## Task objective
Select the lines of the records containing the word "code" and list them.
====== Records supplied
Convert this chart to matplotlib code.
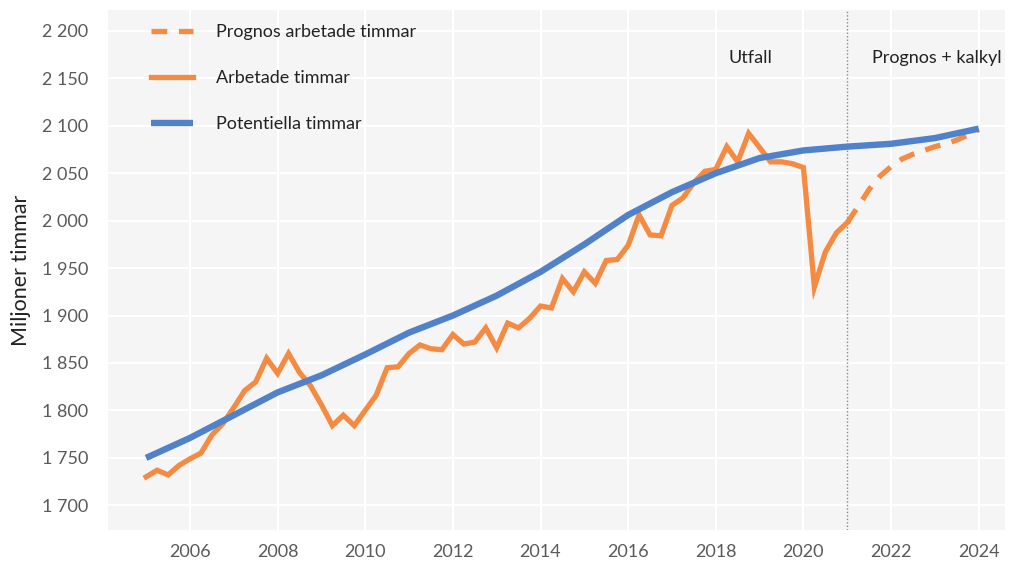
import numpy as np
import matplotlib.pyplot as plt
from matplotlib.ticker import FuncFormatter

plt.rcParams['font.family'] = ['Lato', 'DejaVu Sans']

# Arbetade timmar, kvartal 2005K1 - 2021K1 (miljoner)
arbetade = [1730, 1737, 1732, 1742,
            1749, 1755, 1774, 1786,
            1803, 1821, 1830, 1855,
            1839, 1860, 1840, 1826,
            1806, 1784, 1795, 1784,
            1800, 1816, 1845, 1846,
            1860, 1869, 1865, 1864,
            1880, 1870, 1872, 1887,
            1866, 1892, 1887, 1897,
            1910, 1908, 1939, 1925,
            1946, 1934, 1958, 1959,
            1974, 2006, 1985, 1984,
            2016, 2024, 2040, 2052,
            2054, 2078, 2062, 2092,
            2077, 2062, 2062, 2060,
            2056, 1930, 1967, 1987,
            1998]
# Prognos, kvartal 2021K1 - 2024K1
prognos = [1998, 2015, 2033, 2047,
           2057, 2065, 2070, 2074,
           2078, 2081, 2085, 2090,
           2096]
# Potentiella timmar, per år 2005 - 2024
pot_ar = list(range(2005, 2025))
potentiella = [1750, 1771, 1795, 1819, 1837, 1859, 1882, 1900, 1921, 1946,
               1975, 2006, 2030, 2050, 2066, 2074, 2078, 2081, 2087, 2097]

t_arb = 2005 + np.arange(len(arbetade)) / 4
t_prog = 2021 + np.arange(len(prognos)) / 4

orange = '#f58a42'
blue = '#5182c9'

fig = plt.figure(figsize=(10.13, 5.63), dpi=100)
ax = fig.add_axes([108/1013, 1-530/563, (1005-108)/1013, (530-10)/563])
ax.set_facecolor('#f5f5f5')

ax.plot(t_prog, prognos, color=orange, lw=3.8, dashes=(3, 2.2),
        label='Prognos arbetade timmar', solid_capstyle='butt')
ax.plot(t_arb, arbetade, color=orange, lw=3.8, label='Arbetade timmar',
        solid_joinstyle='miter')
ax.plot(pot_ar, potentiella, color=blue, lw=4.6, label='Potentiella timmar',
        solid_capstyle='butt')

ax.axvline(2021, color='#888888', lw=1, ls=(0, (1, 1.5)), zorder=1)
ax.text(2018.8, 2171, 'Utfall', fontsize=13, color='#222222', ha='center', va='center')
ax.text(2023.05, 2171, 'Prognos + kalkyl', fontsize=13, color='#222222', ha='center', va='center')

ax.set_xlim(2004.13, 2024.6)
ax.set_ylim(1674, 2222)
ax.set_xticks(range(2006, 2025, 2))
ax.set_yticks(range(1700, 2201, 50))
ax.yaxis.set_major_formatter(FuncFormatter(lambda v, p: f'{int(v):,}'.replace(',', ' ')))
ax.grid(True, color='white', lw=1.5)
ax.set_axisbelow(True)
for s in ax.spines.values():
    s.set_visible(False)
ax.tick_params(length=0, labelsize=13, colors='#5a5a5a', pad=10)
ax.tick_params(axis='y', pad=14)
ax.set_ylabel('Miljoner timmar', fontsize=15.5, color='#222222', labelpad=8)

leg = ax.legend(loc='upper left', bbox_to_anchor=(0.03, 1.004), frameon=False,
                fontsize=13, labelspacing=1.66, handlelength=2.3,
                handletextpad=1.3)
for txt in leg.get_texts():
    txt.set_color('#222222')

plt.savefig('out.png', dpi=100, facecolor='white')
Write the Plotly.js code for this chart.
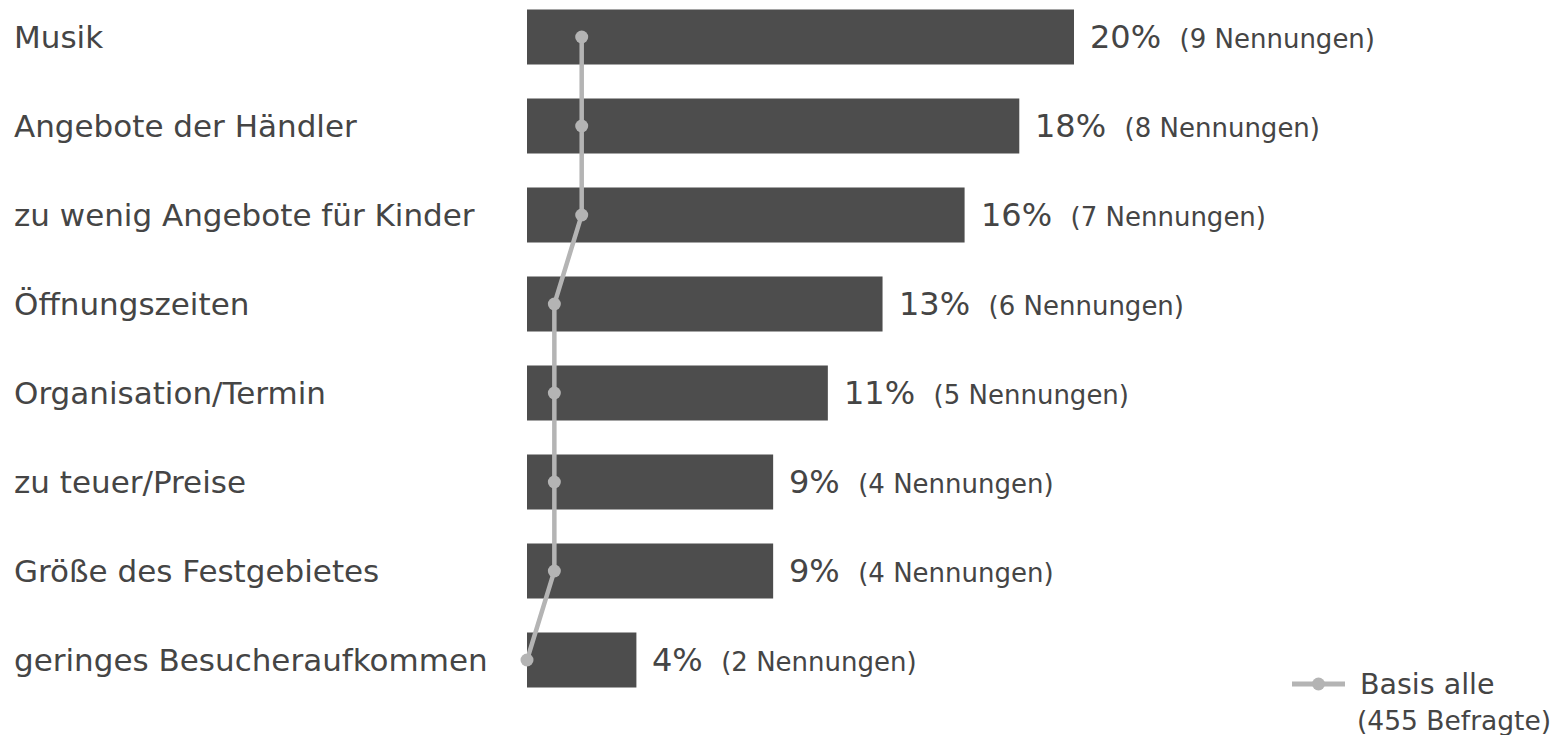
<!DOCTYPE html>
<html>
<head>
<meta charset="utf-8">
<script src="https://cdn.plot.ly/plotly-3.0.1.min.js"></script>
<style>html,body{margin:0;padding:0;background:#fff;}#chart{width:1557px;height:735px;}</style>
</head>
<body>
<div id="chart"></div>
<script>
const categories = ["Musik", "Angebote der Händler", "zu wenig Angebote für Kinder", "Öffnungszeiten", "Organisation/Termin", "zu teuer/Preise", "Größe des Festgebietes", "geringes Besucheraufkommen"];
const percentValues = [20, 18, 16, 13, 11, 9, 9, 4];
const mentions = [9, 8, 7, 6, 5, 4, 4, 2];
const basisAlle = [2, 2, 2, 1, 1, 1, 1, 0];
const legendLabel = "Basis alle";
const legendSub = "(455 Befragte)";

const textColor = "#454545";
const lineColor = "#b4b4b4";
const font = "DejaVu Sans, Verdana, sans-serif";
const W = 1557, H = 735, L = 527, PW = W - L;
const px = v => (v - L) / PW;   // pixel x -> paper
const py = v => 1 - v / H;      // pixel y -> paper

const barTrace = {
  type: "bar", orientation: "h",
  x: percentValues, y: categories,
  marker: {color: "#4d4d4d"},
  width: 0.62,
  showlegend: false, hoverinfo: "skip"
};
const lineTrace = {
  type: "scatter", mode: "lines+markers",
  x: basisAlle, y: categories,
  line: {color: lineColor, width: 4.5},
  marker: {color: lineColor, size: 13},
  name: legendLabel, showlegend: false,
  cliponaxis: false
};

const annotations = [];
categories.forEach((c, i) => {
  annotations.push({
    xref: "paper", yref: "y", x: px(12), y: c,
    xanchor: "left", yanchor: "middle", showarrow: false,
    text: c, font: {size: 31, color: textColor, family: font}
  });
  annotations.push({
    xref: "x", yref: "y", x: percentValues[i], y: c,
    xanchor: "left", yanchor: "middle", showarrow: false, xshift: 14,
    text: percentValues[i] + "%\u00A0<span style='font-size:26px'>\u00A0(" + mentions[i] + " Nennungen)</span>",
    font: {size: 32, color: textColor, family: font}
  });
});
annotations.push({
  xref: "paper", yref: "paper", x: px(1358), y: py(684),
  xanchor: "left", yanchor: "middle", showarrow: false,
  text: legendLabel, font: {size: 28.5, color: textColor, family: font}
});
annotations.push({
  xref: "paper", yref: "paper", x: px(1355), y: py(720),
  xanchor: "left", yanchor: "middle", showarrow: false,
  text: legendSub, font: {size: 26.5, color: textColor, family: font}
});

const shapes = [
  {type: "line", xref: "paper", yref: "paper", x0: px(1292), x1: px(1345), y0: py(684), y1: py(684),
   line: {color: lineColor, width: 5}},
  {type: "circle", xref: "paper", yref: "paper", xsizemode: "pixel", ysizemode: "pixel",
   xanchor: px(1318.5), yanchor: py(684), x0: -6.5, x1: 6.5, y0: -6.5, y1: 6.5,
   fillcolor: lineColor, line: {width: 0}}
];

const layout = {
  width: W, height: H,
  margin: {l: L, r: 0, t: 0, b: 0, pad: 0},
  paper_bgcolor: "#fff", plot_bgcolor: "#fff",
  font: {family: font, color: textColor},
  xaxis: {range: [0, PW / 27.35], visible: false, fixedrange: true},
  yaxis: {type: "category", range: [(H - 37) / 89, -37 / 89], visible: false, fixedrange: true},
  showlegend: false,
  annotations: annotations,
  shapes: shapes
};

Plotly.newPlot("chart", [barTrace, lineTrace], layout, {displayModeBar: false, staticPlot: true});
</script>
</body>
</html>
============
## The solution
Convert this chart to matplotlib code.
Write the Plotly.js code for this chart.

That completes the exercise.